Metaphor enables us to link the difficult, messy reality with the
easy abstract idea. The concrete image, like scratching an itch, is
something we can all relate to in our individual physical experience,
while the abstract idea, compulsion, is only an idea. Metaphor ties
ideas to reality. Without metaphorical thinking we are far too
easily led by authority, because if we give up the concrete image
that provokes our own physical, embodied understanding, we give up
our own individuality and allow ourselves to become just part of an
abstract category—and to see others as just part of an abstract
category as well.]
Towards the end of
his speech, Milosz mentions how one of his relatives, Oscar Milosz,
and the great visionary poet William Blake both drew on the ideas of
Emanuel Swedenborg for inspiration. Swedenborg's spiritual
philosophy attempts to forge links between aspects of the real world
and spiritual essences, links that he called “correspondences.”

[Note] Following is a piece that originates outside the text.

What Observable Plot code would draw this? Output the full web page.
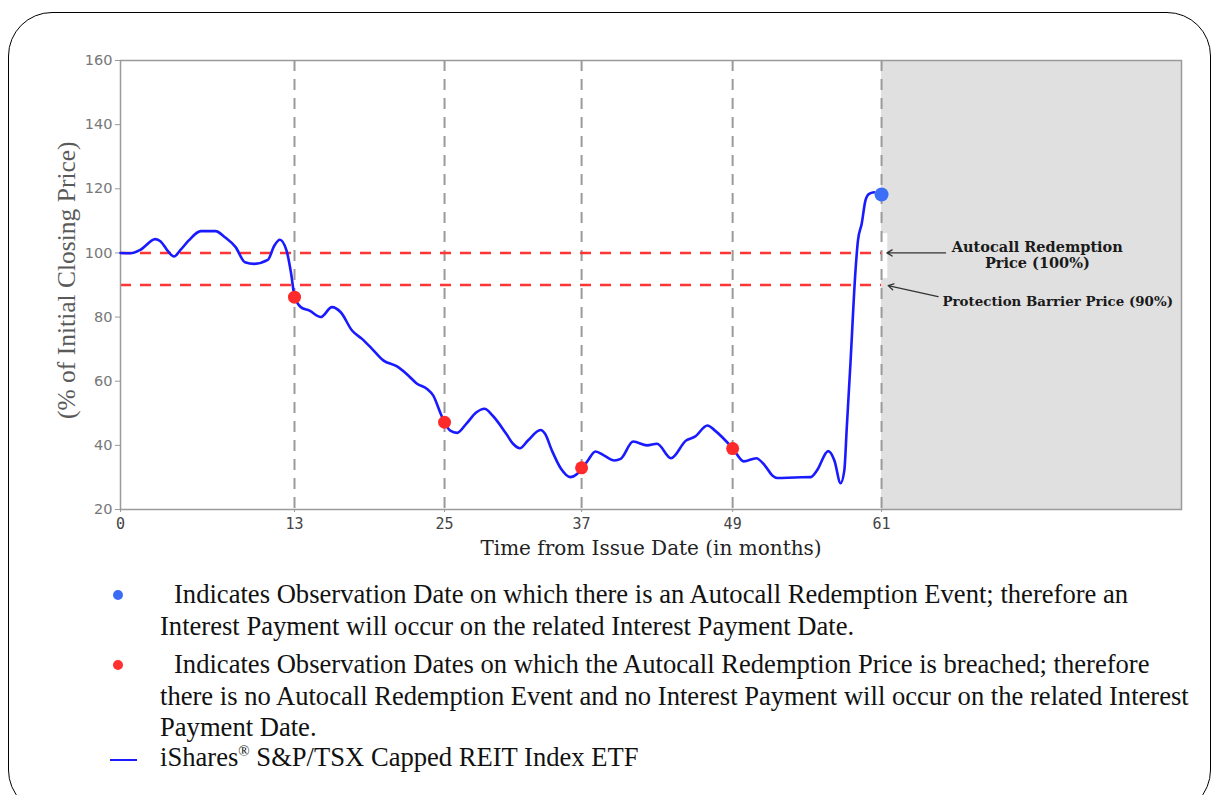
<!DOCTYPE html>
<html>
<head>
<meta charset="utf-8">
<script src="https://cdn.jsdelivr.net/npm/d3@7"></script>
<script src="https://cdn.jsdelivr.net/npm/@observablehq/plot@0.6"></script>
<style>
  html, body { margin: 0; padding: 0; background: #fff; overflow: hidden; width: 1216px; height: 795px; }
  #box { position: absolute; left: 8px; top: 12px; width: 1201px; height: 800px; border: 1.5px solid #000; border-radius: 44px; }
  #chart { position: absolute; left: 0; top: 0; }
  .leg { position: absolute; font-family: "Liberation Serif", "Times New Roman", serif; font-size: 26.6px; color: #111; white-space: nowrap; line-height: 32px; }
  .dot { position: absolute; width: 10px; height: 10px; border-radius: 50%; }
</style>
</head>
<body>
<div id="box"></div>
<div id="chart"></div>
<div class="dot" style="left:113px;top:590px;background:#3b6cf5"></div>
<div class="leg" style="left:174px;top:578px">Indicates Observation Date on which there is an Autocall Redemption Event; therefore an</div>
<div class="leg" style="left:160px;top:610px">Interest Payment will occur on the related Interest Payment Date.</div>
<div class="dot" style="left:113px;top:660px;background:#ff3030"></div>
<div class="leg" style="left:174px;top:648px">Indicates Observation Dates on which the Autocall Redemption Price is breached; therefore</div>
<div class="leg" style="left:160px;top:680px">there is no Autocall Redemption Event and no Interest Payment will occur on the related Interest</div>
<div class="leg" style="left:160px;top:711px">Payment Date.</div>
<div style="position:absolute;left:110px;top:759px;width:27px;height:2px;background:#1a1aff"></div>
<div class="leg" style="left:160px;top:741px">iShares<sup style="font-size:15px;line-height:0">®</sup> S&amp;P/TSX Capped REIT Index ETF</div>
<script>
// ---- data ----
const months = [0, 0.75, 1.5, 2.6, 3.0, 3.5, 4.0, 4.5, 5.1, 6.0, 7.1, 7.8, 8.6, 9.3, 10.0, 11.0, 11.5, 11.9, 12.4, 12.75, 13.0, 13.5, 14.2, 15.1, 16.0, 16.7, 17.6, 18.4, 19.2, 20.1, 21.2, 22.1, 22.8, 23.6, 24.1, 24.7, 25.0, 25.5, 26.1, 26.9, 27.8, 28.5, 29.2, 30.4, 31.0, 31.6, 32.3, 33.4, 33.8, 34.4, 35.2, 36.0, 36.6, 37.05, 37.5, 38.1, 38.8, 39.6, 40.1, 41.1, 42.2, 43.0, 44.1, 45.3, 46.0, 47.0, 47.6, 49.0, 49.9, 50.9, 51.6, 52.2, 52.6, 54.0, 55.3, 55.8, 56.7, 57.2, 57.7, 58.0, 58.2, 58.5, 58.9, 59.1, 59.4, 59.7, 60.0, 60.4];
const values = [100, 99.9, 101, 104.3, 103.6, 100.8, 98.9, 101, 103.9, 106.8, 106.8, 104.9, 101.8, 97.1, 96.6, 97.8, 102.3, 104.1, 100.8, 93.5, 86.5, 83.1, 82, 80, 83.1, 81.5, 75.8, 73.2, 70.1, 66.5, 64.6, 61.8, 59.2, 57.6, 55.5, 49.8, 47.2, 44.6, 43.9, 46.7, 50.3, 51.4, 49.3, 43.6, 40.5, 39.1, 41.5, 44.8, 43.6, 38.4, 32.7, 30.1, 31.1, 32.9, 35.3, 38.1, 36.8, 35.3, 35.8, 41.2, 40.0, 40.5, 36.0, 41.5, 42.7, 46.2, 44.6, 39.1, 35.0, 36.0, 33.7, 30.6, 29.8, 30.0, 30.1, 32.2, 38.2, 35.3, 28.2, 32.2, 45.7, 66, 94.5, 103.9, 109.1, 116.3, 118.4, 118.9];

const obsMonths = [13, 25, 37, 49, 61];
const breachMonths = [13, 25, 37, 49];
const breachValues = [86.2, 47.2, 33, 39];
const autocallMonth = [61];
const autocallValue = [118.2];
const levels = [100, 90];
const levelNames = ["Autocall Redemption\nPrice (100%)", "Protection Barrier Price (90%)"];
const shadeFrom = 61, shadeTo = 85;
const xTicks = [0, 13, 25, 37, 49, 61];
const yTicks = [20, 40, 60, 80, 100, 120, 140, 160];
const xLabel = "Time from Issue Date (in months)";
const yLabel = "(% of Initial Closing Price)";

// uneven axis of the reference: month -> axis position (in axis units 0..85)
const xBreaks = [0, 13, 25, 37, 49, 61, 85];
const xAxisPos = [0, 13.94, 25.96, 36.94, 49.04, 60.97, 85];
const warp = d3.scaleLinear().domain(xBreaks).range(xAxisPos);
const tickPos = xTicks.map(warp);
const tickLabel = d => { const i = d3.leastIndex(tickPos, p => Math.abs(p - d)); return String(xTicks[i]); };

const series = months.map((m, i) => ({x: warp(m), v: values[i]}));
const breaches = breachMonths.map((m, i) => ({x: warp(m), v: breachValues[i]}));
const autocall = autocallMonth.map((m, i) => ({x: warp(m), v: autocallValue[i]}));
const obsPos = obsMonths.map(warp);

const chart = Plot.plot({
  width: 1216,
  height: 570,
  marginLeft: 120,
  marginRight: 35,
  marginTop: 60,
  marginBottom: 61,
  style: {background: "transparent", overflow: "visible"},
  x: {domain: [0, 85]},
  y: {domain: [20, 160]},
  marks: [
    Plot.rect([{x1: warp(shadeFrom), x2: warp(shadeTo)}], {x1: "x1", x2: "x2", y1: 20, y2: 160, fill: "#e0e0e0"}),
    Plot.rect([{x1: warp(shadeFrom), x2: warp(shadeFrom) + 0.5}], {x1: "x1", x2: "x2", y1: 92, y2: 106, fill: "#fff"}),
    Plot.ruleX(obsPos, {stroke: "#9a9a9a", strokeWidth: 2, strokeDasharray: "11,8"}),
    Plot.ruleY(levels, {x1: 0, x2: warp(shadeFrom), stroke: "#ff3535", strokeWidth: 2.5, strokeDasharray: "11,9"}),
    Plot.frame({stroke: "#9a9a9a", strokeWidth: 1.5}),
    Plot.axisY({ticks: yTicks, tickSize: 5, label: null, stroke: "#999", fill: "#777", fontSize: 14.5, fontFamily: "DejaVu Sans", tickPadding: 3}),
    Plot.axisX({ticks: tickPos, tickFormat: tickLabel, tickSize: 3, label: null, stroke: "#999", fill: "#444", fontSize: 15, fontFamily: "DejaVu Sans Mono", tickPadding: 6}),
    Plot.text([yLabel], {x: -4.3, y: 91.5, rotate: -90, fontSize: 25.5, fontFamily: "Liberation Serif", fill: "#5a5a5a"}),
    Plot.text([xLabel], {frameAnchor: "bottom", dy: 45, fontSize: 20, fontFamily: "DejaVu Serif", fill: "#222"}),
    Plot.line(series, {x: "x", y: "v", stroke: "#1a1aff", strokeWidth: 2.6, curve: "monotone-x"}),
    Plot.dot(breaches, {x: "x", y: "v", r: 6.5, fill: "#ff2a2a"}),
    Plot.dot(autocall, {x: "x", y: "v", r: 7, fill: "#3d6ef7"}),
    Plot.arrow([{x1: 66.1, y1: 100, x2: 61.4, y2: 100}, {x1: 65.5, y1: 86.4, x2: 61.5, y2: 89.8}],
      {x1: "x1", y1: "y1", x2: "x2", y2: "y2", stroke: "#333", strokeWidth: 1.3, headLength: 7}),
    Plot.text([levelNames[0]], {x: 73.45, y: 99.5, fontSize: 14.5, fontWeight: "bold", fontFamily: "DejaVu Serif", fill: "#1a1a1a", lineHeight: 1.1}),
    Plot.text([levelNames[1]], {x: 65.85, y: 84.9, textAnchor: "start", fontSize: 13.4, fontWeight: "bold", fontFamily: "DejaVu Serif", fill: "#1a1a1a"})
  ]
});
document.getElementById("chart").appendChild(chart);
</script>
</body>
</html>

(More on Swedenborg in a later post.) Essentially, Swedenborg's
writings flesh out the process of metaphorical thought, striving to
keep the concrete and the abstract ever tied together. Milosz says
that Swedenborg, who was also a scientist, “earlier than anyone
else foresaw the defeat of man, hidden in the Newtonian model of the
universe”--in other words, in a universe subservient to
abstract ideas and laws. Perhaps Blake's greatest literary work is
The Marriage of Heaven and Hell, an argument for a unified
duality, a vision of a metaphorical world. Many a poet has said that
the poet is the defender of language, but clearly the poet is also
the defender of the diversity of individual experience and thus of
reality.
Copyright 1980 by The Nobel Foundation.
2Obviously,
no human can “negotiate the reality of every moment”; the brain
categorizes sensory perceptions even before they reach
consciousness. We need to work via some abstractions to survive in
this very complex world. The problem with abstraction arises when
some authority uses it to manipulate others and those others cede
their own baseline experiences of reality in order to conform with
authority and thus gain some measure of protection or preference.